With some hedge-funders earning more in a month than many teachers do in a lifetime, the financial services industry is a monster that is destroying the values of society. The UK can survive without Russian oligarchs and American investment bankers.

Sweden, Canada, Australia and Japan all have good growth in spite of high taxes.

When the distribution of income swings too far in favour of the wealthy, as it has since the 1970s, adjustments have to be made.

In time of recession, the government needs to finds way of raising revenue. The rich are an obvious and sensible source.

Twenty years ago, the average CEO earned 17 times the average salary of their employees. Now they earn 75 times as much.

The UK can survive without Russian oligarchs and American investment bankers

THE ARGUMENTS AGAINST

If you raise taxes, people are disincentivised and some emigrate to countries with lower taxes. The Institute of Fiscal Studies reports that raising tax by one per cent would reduce the UK economy’s GDP by between 0.6-0.7 per cent.

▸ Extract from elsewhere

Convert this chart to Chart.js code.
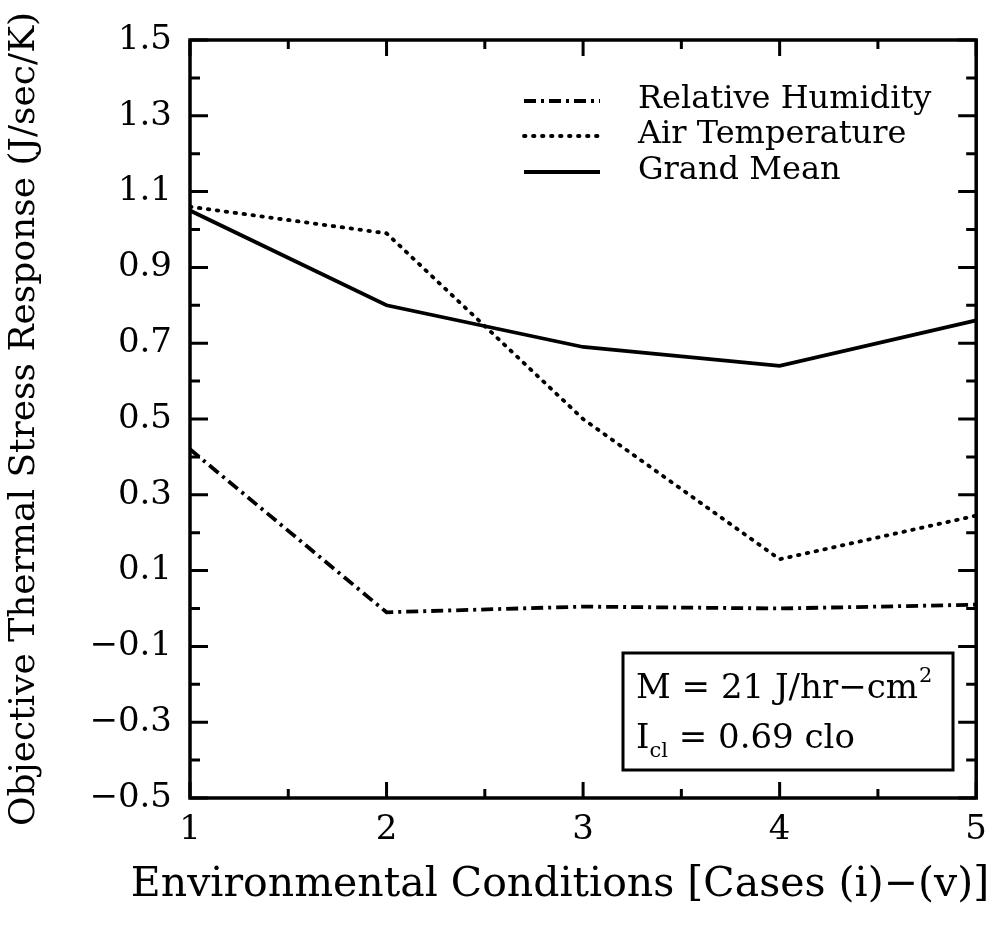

Cutting taxes can often provide greater incentive to businesses. When Ireland halved capital gains tax, the revenue from it quadrupled within three years.

If you raise taxes for the rich, it becomes easier for the government to justify not lowering tax for the poor.

Only 2 per cent of people say that they pay too little tax. There simply isn’t the appetite for increased taxes.

There are countless examples of public money being wasted by our government. The less they get, the better.